Collected data entries:
━━━━━━━━

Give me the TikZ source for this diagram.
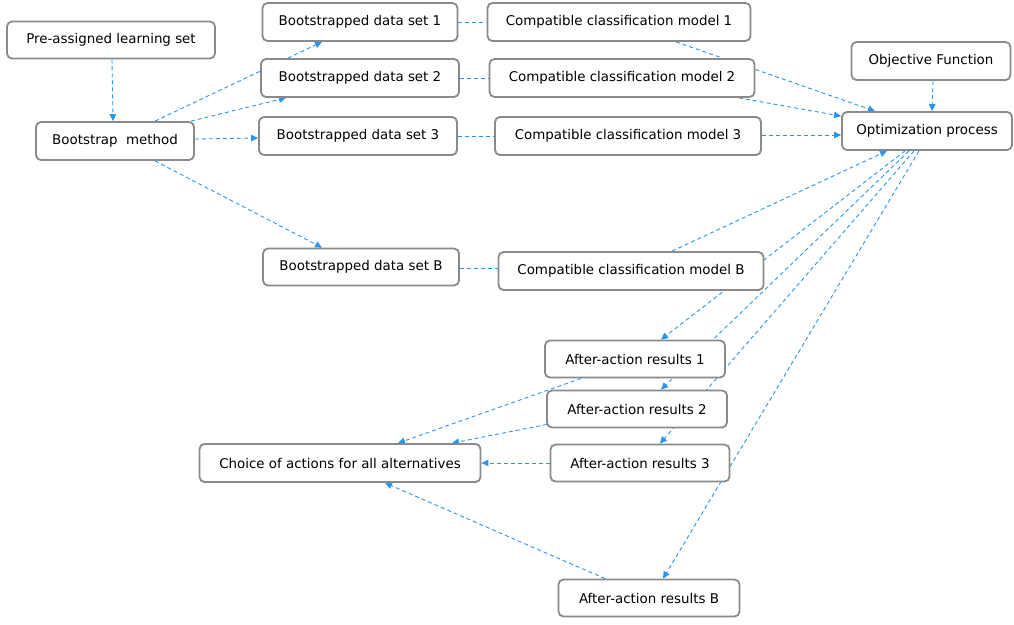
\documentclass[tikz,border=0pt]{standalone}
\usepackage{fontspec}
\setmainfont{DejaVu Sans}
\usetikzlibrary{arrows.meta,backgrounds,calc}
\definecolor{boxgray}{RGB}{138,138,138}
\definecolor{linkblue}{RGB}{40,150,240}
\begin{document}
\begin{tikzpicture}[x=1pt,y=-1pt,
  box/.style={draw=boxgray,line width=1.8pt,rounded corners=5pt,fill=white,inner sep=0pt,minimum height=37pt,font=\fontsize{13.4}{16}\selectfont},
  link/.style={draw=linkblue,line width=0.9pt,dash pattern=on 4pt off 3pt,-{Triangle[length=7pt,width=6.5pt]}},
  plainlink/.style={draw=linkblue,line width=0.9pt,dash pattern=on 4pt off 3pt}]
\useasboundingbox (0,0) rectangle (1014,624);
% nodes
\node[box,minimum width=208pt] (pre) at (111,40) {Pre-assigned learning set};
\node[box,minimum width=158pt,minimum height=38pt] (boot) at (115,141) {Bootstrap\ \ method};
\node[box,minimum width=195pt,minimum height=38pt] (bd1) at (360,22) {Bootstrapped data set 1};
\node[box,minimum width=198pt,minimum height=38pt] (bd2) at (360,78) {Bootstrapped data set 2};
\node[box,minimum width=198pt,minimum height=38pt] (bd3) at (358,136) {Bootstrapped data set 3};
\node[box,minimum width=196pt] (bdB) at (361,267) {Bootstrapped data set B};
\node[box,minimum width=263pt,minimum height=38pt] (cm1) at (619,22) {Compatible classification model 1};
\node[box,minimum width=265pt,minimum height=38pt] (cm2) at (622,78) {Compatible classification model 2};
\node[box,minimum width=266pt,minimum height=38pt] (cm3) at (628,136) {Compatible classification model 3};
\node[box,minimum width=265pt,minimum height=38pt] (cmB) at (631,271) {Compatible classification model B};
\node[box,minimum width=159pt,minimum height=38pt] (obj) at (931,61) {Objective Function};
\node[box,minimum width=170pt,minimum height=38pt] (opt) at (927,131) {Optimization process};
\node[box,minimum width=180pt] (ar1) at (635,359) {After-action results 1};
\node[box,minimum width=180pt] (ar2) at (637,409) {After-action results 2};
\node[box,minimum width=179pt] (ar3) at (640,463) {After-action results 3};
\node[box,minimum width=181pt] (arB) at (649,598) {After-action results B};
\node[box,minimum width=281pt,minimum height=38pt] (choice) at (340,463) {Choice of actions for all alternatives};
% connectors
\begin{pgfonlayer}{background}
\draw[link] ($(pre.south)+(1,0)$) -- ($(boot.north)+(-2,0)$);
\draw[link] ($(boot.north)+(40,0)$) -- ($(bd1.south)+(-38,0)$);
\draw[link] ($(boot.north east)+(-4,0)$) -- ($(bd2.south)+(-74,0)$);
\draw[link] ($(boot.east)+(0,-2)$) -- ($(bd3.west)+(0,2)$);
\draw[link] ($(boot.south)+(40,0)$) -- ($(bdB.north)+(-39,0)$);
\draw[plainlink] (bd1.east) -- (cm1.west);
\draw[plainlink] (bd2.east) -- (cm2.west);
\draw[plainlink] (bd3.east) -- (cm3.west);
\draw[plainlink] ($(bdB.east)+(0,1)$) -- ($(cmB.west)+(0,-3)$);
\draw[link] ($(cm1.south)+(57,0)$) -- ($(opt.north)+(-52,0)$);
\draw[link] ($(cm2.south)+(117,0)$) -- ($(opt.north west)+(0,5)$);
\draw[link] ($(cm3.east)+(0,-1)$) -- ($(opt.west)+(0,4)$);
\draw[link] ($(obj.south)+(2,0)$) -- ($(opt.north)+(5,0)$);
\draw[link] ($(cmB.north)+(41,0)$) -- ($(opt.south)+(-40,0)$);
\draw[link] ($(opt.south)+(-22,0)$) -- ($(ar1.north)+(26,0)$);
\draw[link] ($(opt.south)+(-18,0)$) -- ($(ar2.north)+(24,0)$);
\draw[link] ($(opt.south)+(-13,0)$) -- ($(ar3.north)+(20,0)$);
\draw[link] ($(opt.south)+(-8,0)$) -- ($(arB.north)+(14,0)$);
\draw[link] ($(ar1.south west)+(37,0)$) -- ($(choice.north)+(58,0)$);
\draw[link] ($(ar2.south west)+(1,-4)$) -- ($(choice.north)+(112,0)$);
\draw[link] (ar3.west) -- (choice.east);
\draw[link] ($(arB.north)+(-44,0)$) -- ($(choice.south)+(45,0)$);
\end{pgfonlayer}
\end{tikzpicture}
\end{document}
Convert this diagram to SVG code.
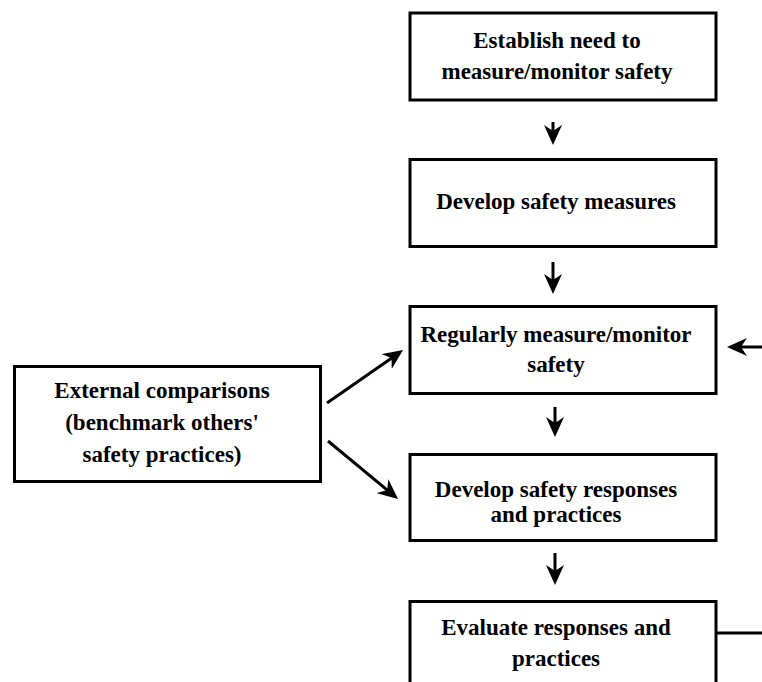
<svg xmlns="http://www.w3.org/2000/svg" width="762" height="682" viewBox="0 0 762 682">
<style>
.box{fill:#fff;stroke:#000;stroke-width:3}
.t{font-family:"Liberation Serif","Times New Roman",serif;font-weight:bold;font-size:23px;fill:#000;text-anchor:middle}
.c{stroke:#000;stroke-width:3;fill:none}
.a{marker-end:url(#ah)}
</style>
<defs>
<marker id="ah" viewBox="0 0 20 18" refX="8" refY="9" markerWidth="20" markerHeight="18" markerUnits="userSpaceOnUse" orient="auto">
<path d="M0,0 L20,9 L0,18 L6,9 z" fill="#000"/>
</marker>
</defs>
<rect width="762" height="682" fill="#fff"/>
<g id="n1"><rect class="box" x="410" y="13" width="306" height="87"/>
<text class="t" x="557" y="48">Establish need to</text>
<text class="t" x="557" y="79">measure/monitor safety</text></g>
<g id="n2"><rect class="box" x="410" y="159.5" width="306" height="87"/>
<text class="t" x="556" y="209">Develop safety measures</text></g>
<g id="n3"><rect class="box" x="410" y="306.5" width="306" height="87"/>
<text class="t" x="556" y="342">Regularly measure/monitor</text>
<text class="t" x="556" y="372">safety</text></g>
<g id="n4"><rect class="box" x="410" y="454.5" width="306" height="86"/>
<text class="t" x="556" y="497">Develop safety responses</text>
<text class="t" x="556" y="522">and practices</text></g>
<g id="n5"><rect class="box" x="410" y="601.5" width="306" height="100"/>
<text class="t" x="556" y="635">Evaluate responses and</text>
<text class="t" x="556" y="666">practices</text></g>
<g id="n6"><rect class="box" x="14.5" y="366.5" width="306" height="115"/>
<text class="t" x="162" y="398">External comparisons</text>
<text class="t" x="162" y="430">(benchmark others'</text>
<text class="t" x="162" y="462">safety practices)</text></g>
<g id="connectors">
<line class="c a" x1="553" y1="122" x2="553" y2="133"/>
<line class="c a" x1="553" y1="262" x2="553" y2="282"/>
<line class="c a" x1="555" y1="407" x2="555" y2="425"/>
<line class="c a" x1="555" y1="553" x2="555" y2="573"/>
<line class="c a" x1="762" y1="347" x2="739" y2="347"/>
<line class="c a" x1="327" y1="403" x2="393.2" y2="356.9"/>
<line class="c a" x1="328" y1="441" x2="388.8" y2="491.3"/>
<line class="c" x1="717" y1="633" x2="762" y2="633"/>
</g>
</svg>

━━━━━━━━

The task: Transcribe the whole listing, character for character, but not its images.

Task result:
Give me the TikZ source for this diagram.
\documentclass[tikz,border=0pt]{standalone}
\usepackage{fontspec}
\setmainfont{DejaVu Sans}
\usetikzlibrary{arrows.meta,backgrounds,calc}
\definecolor{boxgray}{RGB}{138,138,138}
\definecolor{linkblue}{RGB}{40,150,240}
\begin{document}
\begin{tikzpicture}[x=1pt,y=-1pt,
  box/.style={draw=boxgray,line width=1.8pt,rounded corners=5pt,fill=white,inner sep=0pt,minimum height=37pt,font=\fontsize{13.4}{16}\selectfont},
  link/.style={draw=linkblue,line width=0.9pt,dash pattern=on 4pt off 3pt,-{Triangle[length=7pt,width=6.5pt]}},
  plainlink/.style={draw=linkblue,line width=0.9pt,dash pattern=on 4pt off 3pt}]
\useasboundingbox (0,0) rectangle (1014,624);
% nodes
\node[box,minimum width=208pt] (pre) at (111,40) {Pre-assigned learning set};
\node[box,minimum width=158pt,minimum height=38pt] (boot) at (115,141) {Bootstrap\ \ method};
\node[box,minimum width=195pt,minimum height=38pt] (bd1) at (360,22) {Bootstrapped data set 1};
\node[box,minimum width=198pt,minimum height=38pt] (bd2) at (360,78) {Bootstrapped data set 2};
\node[box,minimum width=198pt,minimum height=38pt] (bd3) at (358,136) {Bootstrapped data set 3};
\node[box,minimum width=196pt] (bdB) at (361,267) {Bootstrapped data set B};
\node[box,minimum width=263pt,minimum height=38pt] (cm1) at (619,22) {Compatible classification model 1};
\node[box,minimum width=265pt,minimum height=38pt] (cm2) at (622,78) {Compatible classification model 2};
\node[box,minimum width=266pt,minimum height=38pt] (cm3) at (628,136) {Compatible classification model 3};
\node[box,minimum width=265pt,minimum height=38pt] (cmB) at (631,271) {Compatible classification model B};
\node[box,minimum width=159pt,minimum height=38pt] (obj) at (931,61) {Objective Function};
\node[box,minimum width=170pt,minimum height=38pt] (opt) at (927,131) {Optimization process};
\node[box,minimum width=180pt] (ar1) at (635,359) {After-action results 1};
\node[box,minimum width=180pt] (ar2) at (637,409) {After-action results 2};
\node[box,minimum width=179pt] (ar3) at (640,463) {After-action results 3};
\node[box,minimum width=181pt] (arB) at (649,598) {After-action results B};
\node[box,minimum width=281pt,minimum height=38pt] (choice) at (340,463) {Choice of actions for all alternatives};
% connectors
\begin{pgfonlayer}{background}
\draw[link] ($(pre.south)+(1,0)$) -- ($(boot.north)+(-2,0)$);
\draw[link] ($(boot.north)+(40,0)$) -- ($(bd1.south)+(-38,0)$);
\draw[link] ($(boot.north east)+(-4,0)$) -- ($(bd2.south)+(-74,0)$);
\draw[link] ($(boot.east)+(0,-2)$) -- ($(bd3.west)+(0,2)$);
\draw[link] ($(boot.south)+(40,0)$) -- ($(bdB.north)+(-39,0)$);
\draw[plainlink] (bd1.east) -- (cm1.west);
\draw[plainlink] (bd2.east) -- (cm2.west);
\draw[plainlink] (bd3.east) -- (cm3.west);
\draw[plainlink] ($(bdB.east)+(0,1)$) -- ($(cmB.west)+(0,-3)$);
\draw[link] ($(cm1.south)+(57,0)$) -- ($(opt.north)+(-52,0)$);
\draw[link] ($(cm2.south)+(117,0)$) -- ($(opt.north west)+(0,5)$);
\draw[link] ($(cm3.east)+(0,-1)$) -- ($(opt.west)+(0,4)$);
\draw[link] ($(obj.south)+(2,0)$) -- ($(opt.north)+(5,0)$);
\draw[link] ($(cmB.north)+(41,0)$) -- ($(opt.south)+(-40,0)$);
\draw[link] ($(opt.south)+(-22,0)$) -- ($(ar1.north)+(26,0)$);
\draw[link] ($(opt.south)+(-18,0)$) -- ($(ar2.north)+(24,0)$);
\draw[link] ($(opt.south)+(-13,0)$) -- ($(ar3.north)+(20,0)$);
\draw[link] ($(opt.south)+(-8,0)$) -- ($(arB.north)+(14,0)$);
\draw[link] ($(ar1.south west)+(37,0)$) -- ($(choice.north)+(58,0)$);
\draw[link] ($(ar2.south west)+(1,-4)$) -- ($(choice.north)+(112,0)$);
\draw[link] (ar3.west) -- (choice.east);
\draw[link] ($(arB.north)+(-44,0)$) -- ($(choice.south)+(45,0)$);
\end{pgfonlayer}
\end{tikzpicture}
\end{document}
Convert this diagram to SVG code.
<svg xmlns="http://www.w3.org/2000/svg" width="762" height="682" viewBox="0 0 762 682">
<style>
.box{fill:#fff;stroke:#000;stroke-width:3}
.t{font-family:"Liberation Serif","Times New Roman",serif;font-weight:bold;font-size:23px;fill:#000;text-anchor:middle}
.c{stroke:#000;stroke-width:3;fill:none}
.a{marker-end:url(#ah)}
</style>
<defs>
<marker id="ah" viewBox="0 0 20 18" refX="8" refY="9" markerWidth="20" markerHeight="18" markerUnits="userSpaceOnUse" orient="auto">
<path d="M0,0 L20,9 L0,18 L6,9 z" fill="#000"/>
</marker>
</defs>
<rect width="762" height="682" fill="#fff"/>
<g id="n1"><rect class="box" x="410" y="13" width="306" height="87"/>
<text class="t" x="557" y="48">Establish need to</text>
<text class="t" x="557" y="79">measure/monitor safety</text></g>
<g id="n2"><rect class="box" x="410" y="159.5" width="306" height="87"/>
<text class="t" x="556" y="209">Develop safety measures</text></g>
<g id="n3"><rect class="box" x="410" y="306.5" width="306" height="87"/>
<text class="t" x="556" y="342">Regularly measure/monitor</text>
<text class="t" x="556" y="372">safety</text></g>
<g id="n4"><rect class="box" x="410" y="454.5" width="306" height="86"/>
<text class="t" x="556" y="497">Develop safety responses</text>
<text class="t" x="556" y="522">and practices</text></g>
<g id="n5"><rect class="box" x="410" y="601.5" width="306" height="100"/>
<text class="t" x="556" y="635">Evaluate responses and</text>
<text class="t" x="556" y="666">practices</text></g>
<g id="n6"><rect class="box" x="14.5" y="366.5" width="306" height="115"/>
<text class="t" x="162" y="398">External comparisons</text>
<text class="t" x="162" y="430">(benchmark others'</text>
<text class="t" x="162" y="462">safety practices)</text></g>
<g id="connectors">
<line class="c a" x1="553" y1="122" x2="553" y2="133"/>
<line class="c a" x1="553" y1="262" x2="553" y2="282"/>
<line class="c a" x1="555" y1="407" x2="555" y2="425"/>
<line class="c a" x1="555" y1="553" x2="555" y2="573"/>
<line class="c a" x1="762" y1="347" x2="739" y2="347"/>
<line class="c a" x1="327" y1="403" x2="393.2" y2="356.9"/>
<line class="c a" x1="328" y1="441" x2="388.8" y2="491.3"/>
<line class="c" x1="717" y1="633" x2="762" y2="633"/>
</g>
</svg>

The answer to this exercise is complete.